## [Problem]
Please output every line of the material as it stands, without the pictures.
══════════════════════════════
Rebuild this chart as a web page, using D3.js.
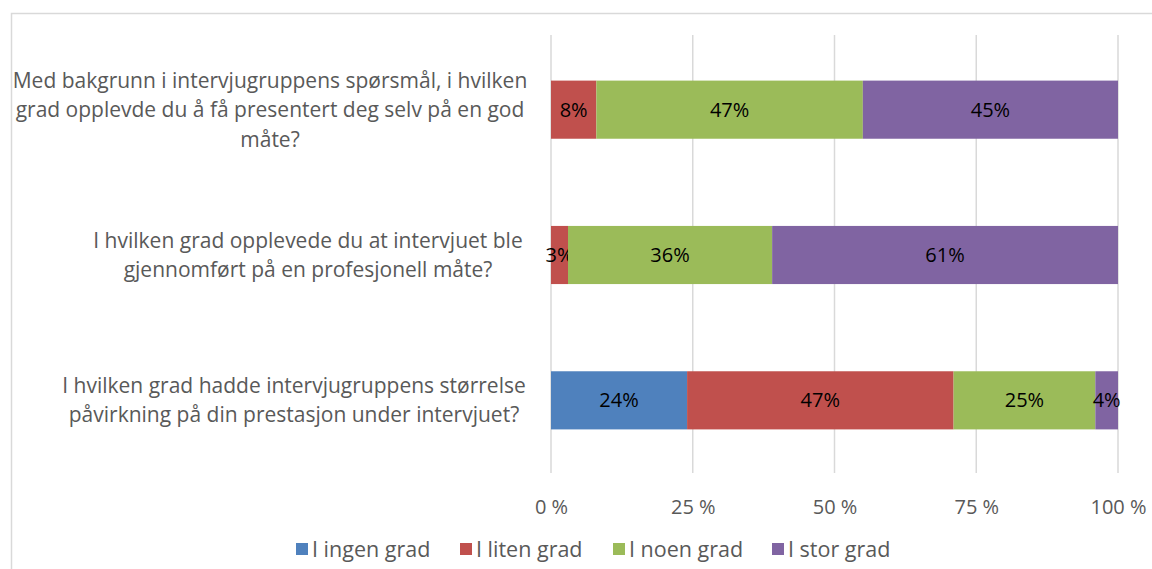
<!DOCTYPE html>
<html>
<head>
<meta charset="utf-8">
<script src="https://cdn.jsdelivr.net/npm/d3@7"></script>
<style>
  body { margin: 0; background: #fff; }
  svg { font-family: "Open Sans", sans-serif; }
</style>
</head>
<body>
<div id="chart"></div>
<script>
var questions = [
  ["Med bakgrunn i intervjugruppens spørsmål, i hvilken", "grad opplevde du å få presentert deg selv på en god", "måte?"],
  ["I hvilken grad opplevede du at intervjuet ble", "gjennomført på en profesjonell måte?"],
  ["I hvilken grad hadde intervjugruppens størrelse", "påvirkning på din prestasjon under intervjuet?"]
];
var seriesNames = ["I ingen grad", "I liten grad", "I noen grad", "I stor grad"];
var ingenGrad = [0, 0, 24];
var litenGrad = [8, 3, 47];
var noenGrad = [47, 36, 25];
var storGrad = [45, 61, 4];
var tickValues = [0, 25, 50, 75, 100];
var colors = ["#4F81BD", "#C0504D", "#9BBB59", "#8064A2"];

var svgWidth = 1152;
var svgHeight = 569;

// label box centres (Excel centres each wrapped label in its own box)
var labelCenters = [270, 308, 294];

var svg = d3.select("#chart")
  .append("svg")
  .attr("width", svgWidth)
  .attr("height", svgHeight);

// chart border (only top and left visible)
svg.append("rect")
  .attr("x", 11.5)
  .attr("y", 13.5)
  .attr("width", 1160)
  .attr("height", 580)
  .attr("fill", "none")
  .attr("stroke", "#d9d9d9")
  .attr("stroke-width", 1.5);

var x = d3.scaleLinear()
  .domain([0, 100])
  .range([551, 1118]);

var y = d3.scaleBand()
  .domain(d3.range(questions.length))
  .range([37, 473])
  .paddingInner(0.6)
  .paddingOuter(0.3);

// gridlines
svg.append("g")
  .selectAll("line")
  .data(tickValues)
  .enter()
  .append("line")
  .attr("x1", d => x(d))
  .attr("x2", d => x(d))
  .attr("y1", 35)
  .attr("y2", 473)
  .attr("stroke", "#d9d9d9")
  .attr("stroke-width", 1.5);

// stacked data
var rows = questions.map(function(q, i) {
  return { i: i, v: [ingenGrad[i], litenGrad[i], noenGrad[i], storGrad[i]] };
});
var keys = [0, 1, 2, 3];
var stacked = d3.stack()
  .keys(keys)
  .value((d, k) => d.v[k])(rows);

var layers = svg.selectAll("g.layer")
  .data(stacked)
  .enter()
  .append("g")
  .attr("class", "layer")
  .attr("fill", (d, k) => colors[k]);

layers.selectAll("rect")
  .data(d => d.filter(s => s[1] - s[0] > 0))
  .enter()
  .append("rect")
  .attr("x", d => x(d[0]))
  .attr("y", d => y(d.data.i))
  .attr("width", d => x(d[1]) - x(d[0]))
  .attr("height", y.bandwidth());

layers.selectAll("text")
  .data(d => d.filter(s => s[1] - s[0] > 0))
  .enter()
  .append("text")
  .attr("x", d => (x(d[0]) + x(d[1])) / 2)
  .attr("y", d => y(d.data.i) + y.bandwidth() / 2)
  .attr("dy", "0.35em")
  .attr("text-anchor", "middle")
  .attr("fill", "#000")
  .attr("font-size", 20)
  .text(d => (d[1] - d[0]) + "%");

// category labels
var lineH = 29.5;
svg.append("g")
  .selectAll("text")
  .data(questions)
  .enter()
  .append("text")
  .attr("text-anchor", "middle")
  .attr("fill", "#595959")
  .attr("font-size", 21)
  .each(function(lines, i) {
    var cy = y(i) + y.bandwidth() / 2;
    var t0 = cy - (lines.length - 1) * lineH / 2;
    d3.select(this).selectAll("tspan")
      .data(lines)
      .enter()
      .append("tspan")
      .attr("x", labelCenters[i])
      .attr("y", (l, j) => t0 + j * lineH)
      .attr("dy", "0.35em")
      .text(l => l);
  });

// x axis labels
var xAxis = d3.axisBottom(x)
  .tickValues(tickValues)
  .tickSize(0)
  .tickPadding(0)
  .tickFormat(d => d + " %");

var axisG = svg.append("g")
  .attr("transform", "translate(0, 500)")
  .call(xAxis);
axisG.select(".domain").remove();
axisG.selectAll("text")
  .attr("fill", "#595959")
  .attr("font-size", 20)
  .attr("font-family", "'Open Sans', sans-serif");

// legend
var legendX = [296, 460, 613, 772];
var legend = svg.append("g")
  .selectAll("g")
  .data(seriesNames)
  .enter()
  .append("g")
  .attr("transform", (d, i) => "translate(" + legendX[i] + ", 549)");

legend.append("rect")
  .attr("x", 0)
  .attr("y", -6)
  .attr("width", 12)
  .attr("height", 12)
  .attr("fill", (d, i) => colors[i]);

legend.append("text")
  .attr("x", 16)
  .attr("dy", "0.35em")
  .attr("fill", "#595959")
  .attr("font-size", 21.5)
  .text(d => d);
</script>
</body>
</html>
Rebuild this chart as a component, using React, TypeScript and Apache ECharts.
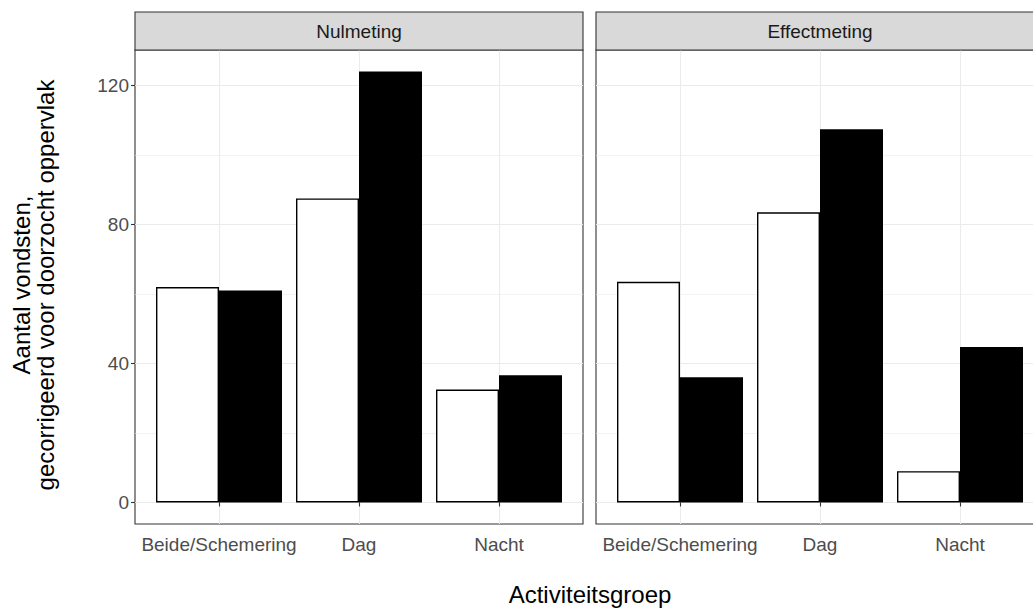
══════════════════════════════
## [Result for this task]
Rebuild this chart as a web page, using D3.js.
<!DOCTYPE html>
<html>
<head>
<meta charset="utf-8">
<script src="https://cdn.jsdelivr.net/npm/d3@7"></script>
<style>
  body { margin: 0; background: #fff; }
  svg { font-family: "Open Sans", sans-serif; }
</style>
</head>
<body>
<div id="chart"></div>
<script>
var questions = [
  ["Med bakgrunn i intervjugruppens spørsmål, i hvilken", "grad opplevde du å få presentert deg selv på en god", "måte?"],
  ["I hvilken grad opplevede du at intervjuet ble", "gjennomført på en profesjonell måte?"],
  ["I hvilken grad hadde intervjugruppens størrelse", "påvirkning på din prestasjon under intervjuet?"]
];
var seriesNames = ["I ingen grad", "I liten grad", "I noen grad", "I stor grad"];
var ingenGrad = [0, 0, 24];
var litenGrad = [8, 3, 47];
var noenGrad = [47, 36, 25];
var storGrad = [45, 61, 4];
var tickValues = [0, 25, 50, 75, 100];
var colors = ["#4F81BD", "#C0504D", "#9BBB59", "#8064A2"];

var svgWidth = 1152;
var svgHeight = 569;

// label box centres (Excel centres each wrapped label in its own box)
var labelCenters = [270, 308, 294];

var svg = d3.select("#chart")
  .append("svg")
  .attr("width", svgWidth)
  .attr("height", svgHeight);

// chart border (only top and left visible)
svg.append("rect")
  .attr("x", 11.5)
  .attr("y", 13.5)
  .attr("width", 1160)
  .attr("height", 580)
  .attr("fill", "none")
  .attr("stroke", "#d9d9d9")
  .attr("stroke-width", 1.5);

var x = d3.scaleLinear()
  .domain([0, 100])
  .range([551, 1118]);

var y = d3.scaleBand()
  .domain(d3.range(questions.length))
  .range([37, 473])
  .paddingInner(0.6)
  .paddingOuter(0.3);

// gridlines
svg.append("g")
  .selectAll("line")
  .data(tickValues)
  .enter()
  .append("line")
  .attr("x1", d => x(d))
  .attr("x2", d => x(d))
  .attr("y1", 35)
  .attr("y2", 473)
  .attr("stroke", "#d9d9d9")
  .attr("stroke-width", 1.5);

// stacked data
var rows = questions.map(function(q, i) {
  return { i: i, v: [ingenGrad[i], litenGrad[i], noenGrad[i], storGrad[i]] };
});
var keys = [0, 1, 2, 3];
var stacked = d3.stack()
  .keys(keys)
  .value((d, k) => d.v[k])(rows);

var layers = svg.selectAll("g.layer")
  .data(stacked)
  .enter()
  .append("g")
  .attr("class", "layer")
  .attr("fill", (d, k) => colors[k]);

layers.selectAll("rect")
  .data(d => d.filter(s => s[1] - s[0] > 0))
  .enter()
  .append("rect")
  .attr("x", d => x(d[0]))
  .attr("y", d => y(d.data.i))
  .attr("width", d => x(d[1]) - x(d[0]))
  .attr("height", y.bandwidth());

layers.selectAll("text")
  .data(d => d.filter(s => s[1] - s[0] > 0))
  .enter()
  .append("text")
  .attr("x", d => (x(d[0]) + x(d[1])) / 2)
  .attr("y", d => y(d.data.i) + y.bandwidth() / 2)
  .attr("dy", "0.35em")
  .attr("text-anchor", "middle")
  .attr("fill", "#000")
  .attr("font-size", 20)
  .text(d => (d[1] - d[0]) + "%");

// category labels
var lineH = 29.5;
svg.append("g")
  .selectAll("text")
  .data(questions)
  .enter()
  .append("text")
  .attr("text-anchor", "middle")
  .attr("fill", "#595959")
  .attr("font-size", 21)
  .each(function(lines, i) {
    var cy = y(i) + y.bandwidth() / 2;
    var t0 = cy - (lines.length - 1) * lineH / 2;
    d3.select(this).selectAll("tspan")
      .data(lines)
      .enter()
      .append("tspan")
      .attr("x", labelCenters[i])
      .attr("y", (l, j) => t0 + j * lineH)
      .attr("dy", "0.35em")
      .text(l => l);
  });

// x axis labels
var xAxis = d3.axisBottom(x)
  .tickValues(tickValues)
  .tickSize(0)
  .tickPadding(0)
  .tickFormat(d => d + " %");

var axisG = svg.append("g")
  .attr("transform", "translate(0, 500)")
  .call(xAxis);
axisG.select(".domain").remove();
axisG.selectAll("text")
  .attr("fill", "#595959")
  .attr("font-size", 20)
  .attr("font-family", "'Open Sans', sans-serif");

// legend
var legendX = [296, 460, 613, 772];
var legend = svg.append("g")
  .selectAll("g")
  .data(seriesNames)
  .enter()
  .append("g")
  .attr("transform", (d, i) => "translate(" + legendX[i] + ", 549)");

legend.append("rect")
  .attr("x", 0)
  .attr("y", -6)
  .attr("width", 12)
  .attr("height", 12)
  .attr("fill", (d, i) => colors[i]);

legend.append("text")
  .attr("x", 16)
  .attr("dy", "0.35em")
  .attr("fill", "#595959")
  .attr("font-size", 21.5)
  .text(d => d);
</script>
</body>
</html>
Rebuild this chart as a component, using React, TypeScript and Apache ECharts.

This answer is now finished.